Deed by Justin Wymer. Elixer Press, 2019. 120 pages. $17.

Deed by Justin Wymer. Elixer Press, 2019. 120 pages. $17.

In “Angle of Fog,” the word “here” operates as both the location in the poem and the poem itself. It speaks to the delicacy of language as a phenomenon and at the same time grounds us firmly in the earth. The conditions of these lines are such that I believe in a symbiosis between stamina and dissection—that to remain in place is to be shorn, that, given duration, even mist could tear one apart. But who, exactly, are we talking about when we talk about “one,” the “I” in this poem—a body? A mind? A voice? What particular constitution is susceptible to this flensing? Sonically, I can hear the shearing of a voice in that “scissoring skrim…mist…flensing,” and syntactically too, a flickery static infiltrates the mind. I think in Deed, when we’re talking about an “I,” we’re talking about the constitution-less constituent—the soul. This shearing is less an act of violence, and more a laying bare, an unveiling. Still, the speaker resists (ignores) this vulnerability. What would it mean for a soul to be laid bare? Or a soul to resist being laid bare? There is a transcendent wildness that I respect in this gesture of resistance. By remaining elusive while making restrained declarations (“terror’s frivolous if known / but minds its progeny”), what the reader beholds is an encounter with the speaker’s deep site of interiority, but behind glass. 

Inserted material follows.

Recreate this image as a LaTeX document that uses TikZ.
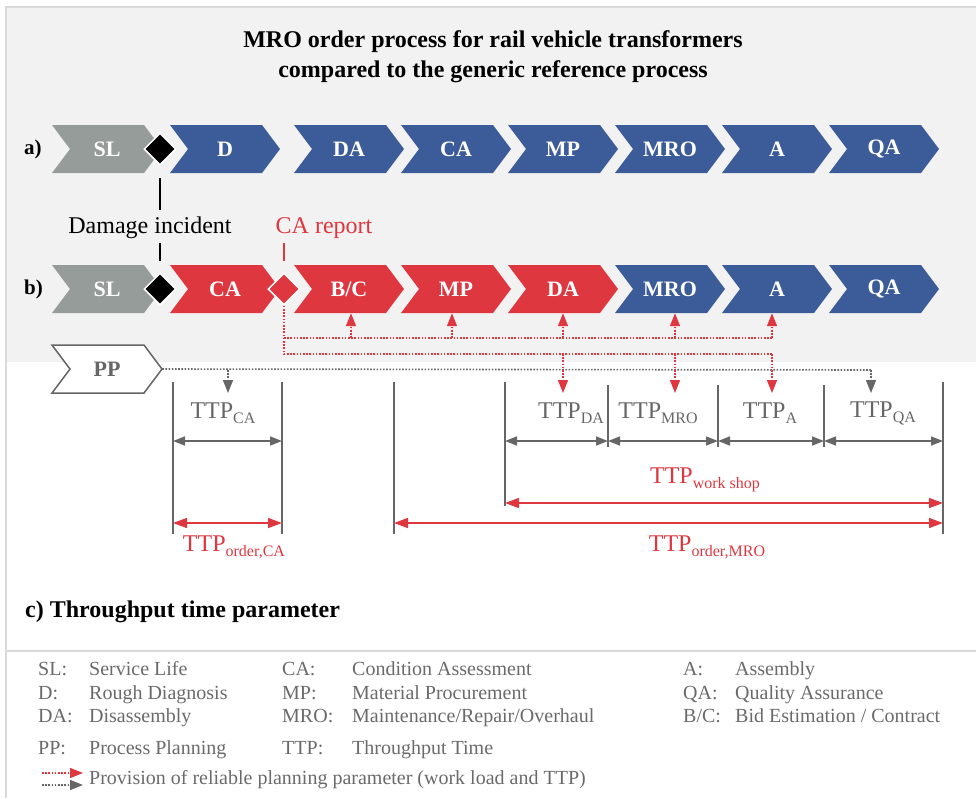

Privacy is currency for this speaker, and teasing this privacy is addictive, like gambling. In poetry, there is something extravagant about pointing to a privacy that transcends communicability, yet it’s not a fault, per se, of language. Wymer’s poem “An Absence Needs Very Few Attendants” is essentially an anthem to this notion, declaring that “Injuries are / always complete” and, with more candor than this speaker typically allows, 

I can honestly say I know what it feels like
to have lain claim to but smothered a seraph
that lay crouching inside me before it leapt out into
a shining coil of syllables.

We’re either privy to the prior execution of an angel’s speech, or reading it. This is a productive tension, and I like to infer the dangerous power of these apocryphal ones who are only hinted at ever-so-briefly. The pointing to that-which-cannot-be-named is what Wittgenstein would call mysticism, and poetry is the acrobatics we make language perform in order to point to it in as many ways as we can. The poems of DEED are “firmly in charge of [their] own disorder,” and “holding one scorched wing with the other wing, the wind not letting up.” As readers of poetry, I believe we all have some attraction to disorder, because in it lies the presence of revelation—the thing torn open, we can see how it malfunctions. Disorder, too, contains the pretense of healing, which never exists in a unified landscape. Wymer predominantly uses enjambment to suture otherwise tourniquet-ed sentences. Never is such a turn a trick, but rather a subversion of expectation, which, I believe, is what gives the work a somewhat erotic quality. To me, the constant conversation beneath the text, between unit of sentence and unit of line, creates a secondary tone, a pain-pleasure discord in every poem. It’s cyclical, and the work believes in repetitions: seasons, weather, life and rot, healing and not. 

One of the reasons I’m so attracted to this work is the neutrality with which the speaker confronts decay. In the poem “Viniculum,” Wymer’s speaker operates a Tarkovskian movement of aperture over an ecosystem rife with decay: “…the jay, it’s beak / bloodblue,” “cicadas cantalating / through husks,” “the flood / smearing the outlines of the stand of trees” and even the speaker’s own “fovea dent in [his] left shin filled…and bronzed-still.” We are not viewers of an ecosystem—we are part of one. And, as one of the cycles that Wymer revolves through and outside of, we are subject to its static-laden blurring, its erosion due to the elements and time. This could be perceived emotionally, but Wymer’s approach here is solely imagistic, at a remove. There’s a narrative scopophilia at play here, the dissection of the shin from the rest of the living body, that, as a distancing technique, calls solely for examination and meditation, not hyperventilation. Yet, to me, it seems that processing the emotion associated with cyclical decay and rebirth isn’t at issue here, but rather that acknowledgement and witness of natural forces is simply enough. “Fishes’ eyes, watering” is not meant to connote tears, as it might in the work of another poet. Here, it’s just a simple fact of aquatic life. By the end of “Viniculum,” Wymer’s speaker experiences a “quick cold preemption of— / attrition, knowledge of the cliff before / the cliff.” Enjambment here is the agency to manipulate time, to temper and slow it, and yet, Wymer’s speaker follows the natural flow, allowing the natural attrition, the natural jutting edge of the cliff, to synchronize with nature’s agenda. It reveals the possibility that language is not what sets us apart from nature, or even a way to make nature meaningful or dignified, but an integral part of the ecosystem itself.

It is too easy to say that Wymer’s poetry evidences his “love for language.” Rather, Wymer inhabits language as a complex ecosystem, an ecosystem that he sustains and is sustained by, a forager of language, a respirator of language. There is, without a doubt, tenderness for the possibilities that his language-play opens up. Maintaining this tenderness is difficult. It is the same as the predicament for those who live in gorgeous environments—the sea, the mountains, canyons, etc. With repeated daily exposure to beauty, by living in phenomena, one becomes incorporated; it ceases to revel. Wymer’s landscape is language, yes, but it is language with tufts of fur that snarl and teeth that truly puncture. His ability to see it with fresh eyes at every page-turn, even every break of the line, offers tremendous pleasure and surprise for the reader. “And so / the sudden remains / only as an answer.” Deed offers us what no bitter pill, no self-care regimen can. It is a plunge into cold water, an invigorating shock to the system that makes us fully present, as both complex minds and animal bodies, where the tongue is the oracle arbiter, accessible to all.